[Problem to work on]
Starting at the first line of the listing below, repeat each line up to and including the one containing "edges = np.arange(-2.625, 2.6251, 0.25)". Leave out pictures.

[Collected data]
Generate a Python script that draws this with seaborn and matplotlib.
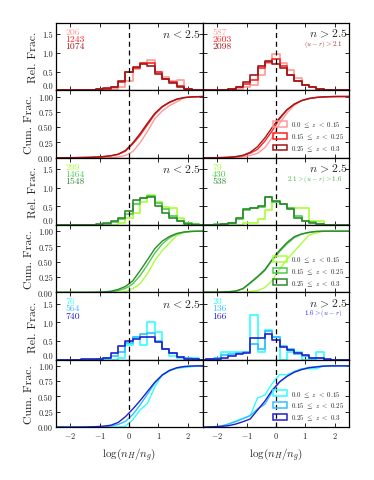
import numpy as np
import pandas as pd
import matplotlib
matplotlib.use("Agg")
import matplotlib.pyplot as plt
from matplotlib.patches import Patch
import seaborn as sns

# bin centres in log(n_H/n_g), bin width 0.25
centers = np.arange(-2.5, 2.5001, 0.25)
edges = np.arange(-2.625, 2.6251, 0.25)

z_labels = [r"$0.0\ \leq\ z\ <\ 0.15$", r"$0.15\ \leq\ z\ <\ 0.25$", r"$0.25\ \leq\ z\ <\ 0.3$"]

# red: (u-r) > 2.1
red_lo_counts = ["206", "1243", "1074"]
red_lo_light = [0, 0, 0, 0, 0, 0, 0, 0, 0.05, 0.10, 0.25, 0.58, 0.72, 0.82, 0.50, 0.35, 0.25, 0.27, 0.05, 0.02, 0]
red_lo_mid = [0, 0, 0.005, 0.01, 0.01, 0.02, 0.03, 0.05, 0.10, 0.22, 0.50, 0.60, 0.72, 0.72, 0.50, 0.30, 0.22, 0.12, 0.05, 0.02, 0.01]
red_lo_dark = [0, 0, 0.005, 0.01, 0.01, 0.02, 0.03, 0.06, 0.10, 0.25, 0.50, 0.62, 0.70, 0.65, 0.45, 0.30, 0.20, 0.10, 0.04, 0.02, 0.01]
red_hi_counts = ["587", "2603", "2098"]
red_hi_light = [0, 0, 0, 0, 0.02, 0.04, 0.10, 0.15, 0.40, 0.72, 0.98, 0.72, 0.55, 0.32, 0.15, 0.08, 0.04, 0.02, 0, 0, 0]
red_hi_mid = [0, 0, 0.01, 0.02, 0.04, 0.08, 0.18, 0.28, 0.60, 0.75, 0.85, 0.65, 0.42, 0.26, 0.15, 0.08, 0.04, 0.02, 0.01, 0, 0]
red_hi_dark = [0, 0, 0.01, 0.02, 0.05, 0.10, 0.22, 0.42, 0.65, 0.78, 0.70, 0.60, 0.42, 0.26, 0.15, 0.08, 0.04, 0.02, 0.01, 0, 0]

# green: 2.1 > (u-r) > 1.6
grn_lo_counts = ["299", "1464", "1548"]
grn_lo_light = [0, 0, 0, 0, 0, 0, 0, 0, 0, 0.05, 0.18, 0.32, 0.62, 0.80, 0.62, 0.48, 0.46, 0.20, 0.05, 0.02, 0]
grn_lo_mid = [0, 0, 0, 0, 0, 0, 0.01, 0.03, 0.08, 0.15, 0.30, 0.55, 0.72, 0.78, 0.60, 0.42, 0.25, 0.12, 0.05, 0.02, 0]
grn_lo_dark = [0, 0, 0, 0, 0, 0.01, 0.02, 0.05, 0.12, 0.20, 0.38, 0.68, 0.72, 0.75, 0.50, 0.32, 0.20, 0.10, 0.04, 0.01, 0]
grn_hi_counts = ["79", "430", "538"]
grn_hi_light = [0, 0, 0, 0, 0, 0, 0.05, 0.05, 0.17, 0.40, 0.62, 0.55, 0.45, 0.45, 0.45, 0.12, 0.10, 0, 0, 0, 0]
grn_hi_mid = [0.01, 0, 0.02, 0.02, 0.05, 0.15, 0.40, 0.45, 0.48, 0.75, 0.62, 0.55, 0.45, 0.25, 0.12, 0.08, 0.02, 0, 0, 0, 0]
grn_hi_dark = [0.01, 0, 0.01, 0.02, 0.05, 0.19, 0.43, 0.45, 0.50, 0.75, 0.65, 0.57, 0.43, 0.20, 0.12, 0.06, 0.02, 0, 0, 0, 0]

# blue: 1.6 > (u-r)
blu_lo_counts = ["76", "564", "740"]
blu_lo_light = [0, 0, 0, 0, 0, 0, 0, 0, 0, 0.05, 0.40, 0.60, 0.40, 1.00, 0.73, 0.30, 0.10, 0.05, 0.05, 0.05, 0]
blu_lo_mid = [0, 0, 0, 0, 0, 0, 0.02, 0.05, 0.10, 0.20, 0.45, 0.62, 0.70, 0.72, 0.50, 0.30, 0.18, 0.08, 0.04, 0.02, 0]
blu_lo_dark = [0, 0, 0, 0, 0.01, 0.02, 0.03, 0.06, 0.18, 0.38, 0.50, 0.55, 0.60, 0.60, 0.47, 0.30, 0.18, 0.08, 0.03, 0.01, 0]
blu_hi_counts = ["20", "136", "166"]
blu_hi_light = [0, 0, 0, 0.2, 0.2, 0.2, 0.2, 1.2, 0.2, 0.8, 0.6, 0, 0.2, 0.2, 0, 0, 0.2, 0, 0, 0, 0]
blu_hi_mid = [0, 0.02, 0.05, 0.12, 0.15, 0.18, 0.20, 0.42, 0.30, 0.78, 0.60, 0.37, 0.30, 0.15, 0.10, 0.05, 0.05, 0, 0, 0, 0]
blu_hi_dark = [0, 0.02, 0.02, 0.05, 0.10, 0.15, 0.18, 0.57, 0.57, 0.70, 0.53, 0.35, 0.26, 0.17, 0.12, 0.05, 0.05, 0.02, 0, 0, 0]

red_cols = ["#ff9a9a", "#ff2020", "#a01818"]
grn_cols = ["#a8ff3a", "#4ccc4c", "#2e8a2e"]
blu_cols = ["#30ffff", "#30c0ff", "#2020d0"]

groups = [
    (red_cols, (red_lo_light, red_lo_mid, red_lo_dark), red_lo_counts,
     (red_hi_light, red_hi_mid, red_hi_dark), red_hi_counts, r"$(u-r)>2.1$", "#b03030"),
    (grn_cols, (grn_lo_light, grn_lo_mid, grn_lo_dark), grn_lo_counts,
     (grn_hi_light, grn_hi_mid, grn_hi_dark), grn_hi_counts, r"$2.1>(u-r)>1.6$", "#44b044"),
    (blu_cols, (blu_lo_light, blu_lo_mid, blu_lo_dark), blu_lo_counts,
     (blu_hi_light, blu_hi_mid, blu_hi_dark), blu_hi_counts, r"$1.6>(u-r)$", "#3333ee"),
]

sns.set_style("ticks")
plt.rcParams["font.family"] = "serif"
plt.rcParams["font.serif"] = ["cmr10", "DejaVu Serif"]
plt.rcParams["mathtext.fontset"] = "cm"
plt.rcParams["axes.formatter.use_mathtext"] = True
plt.rcParams["axes.edgecolor"] = "black"
plt.rcParams["axes.linewidth"] = 0.9

fig = plt.figure(figsize=(3.74, 4.81), dpi=100)
axes = fig.subplots(6, 2, sharex=True, gridspec_kw=dict(hspace=0, wspace=0))
fig.subplots_adjust(left=0.149, right=0.934, top=0.950, bottom=0.110)

for g, (cols, lo, lo_n, hi, hi_n, colour_txt, txt_col) in enumerate(groups):
    for col, (series, counts, ntxt) in enumerate([(lo, lo_n, r"$n\,<2.5$"), (hi, hi_n, r"$n\,>2.5$")]):
        ax_rel = axes[2 * g, col]
        ax_cum = axes[2 * g + 1, col]
        for h, c in zip(series, cols):
            h = np.array(h, dtype=float)
            df = pd.DataFrame({"x": centers, "w": h})
            sns.histplot(data=df, x="x", weights="w", bins=list(edges), element="step",
                         fill=False, color=c, lw=1.2, ax=ax_rel)
            cdf = np.concatenate([[0], np.cumsum(h)]) / h.sum()
            sns.lineplot(x=edges, y=cdf, color=c, lw=1.0, ax=ax_cum)

        for i, (t, c) in enumerate(zip(counts, cols)):
            ax_rel.text(0.065, 0.87 - 0.105 * i, t, color=c, fontsize=7,
                        transform=ax_rel.transAxes, ha="left", va="center")
        ax_rel.text(0.985, 0.85, ntxt, fontsize=8.5, transform=ax_rel.transAxes,
                    ha="right", va="center")
        if col == 1:
            ax_rel.text(0.955, 0.695, colour_txt, color=txt_col, fontsize=5,
                        transform=ax_rel.transAxes, ha="right", va="center")
            handles = [Patch(facecolor="none", edgecolor=c, lw=1.1) for c in cols]
            ax_cum.legend(handles, z_labels, loc="lower right", fontsize=5, frameon=False,
                          handlelength=2.0, handleheight=0.9, labelspacing=0.25,
                          borderaxespad=0.3, handletextpad=0.6)

        ax_rel.set_ylim(0, 1.8)
        ax_rel.set_yticks([0, 0.5, 1.0, 1.5])
        ax_cum.set_ylim(0, 1.1)
        ax_cum.set_yticks([0, 0.25, 0.5, 0.75, 1.0])
        ax_rel.yaxis.set_major_formatter(matplotlib.ticker.FormatStrFormatter("%.1f"))
        ax_cum.yaxis.set_major_formatter(matplotlib.ticker.FormatStrFormatter("%.2f"))
        for ax in (ax_rel, ax_cum):
            ax.axvline(0, color="black", ls="--", lw=0.9, dashes=(4, 3))
            ax.set_xlim(-2.5, 2.5)
            ax.set_xticks([-2, -1, 0, 1, 2])
            ax.tick_params(direction="in", top=True, right=True, length=3,
                           width=0.7, labelsize=6, pad=2)
            ax.set_ylabel("")
            ax.set_xlabel("")
            if col == 1:
                ax.tick_params(labelleft=False)
        if col == 0:
            ax_rel.set_ylabel("Rel. Frac.", fontsize=8.5, labelpad=3)
            ax_cum.set_ylabel("Cum. Frac.", fontsize=8.5, labelpad=3)
            # lift the 0.0 label so it clears the 1.00 label below it
            fig.canvas.draw()
            ax_rel.get_yticklabels()[0].set_verticalalignment("bottom")

for ax in axes[5]:
    ax.set_xlabel(r"$\log(n_H/n_g)$", fontsize=8)

fig.savefig("out.png", dpi=100)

[Output of the exercise]
Generate a Python script that draws this with seaborn and matplotlib.
import numpy as np
import pandas as pd
import matplotlib
matplotlib.use("Agg")
import matplotlib.pyplot as plt
from matplotlib.patches import Patch
import seaborn as sns

# bin centres in log(n_H/n_g), bin width 0.25
centers = np.arange(-2.5, 2.5001, 0.25)
edges = np.arange(-2.625, 2.6251, 0.25)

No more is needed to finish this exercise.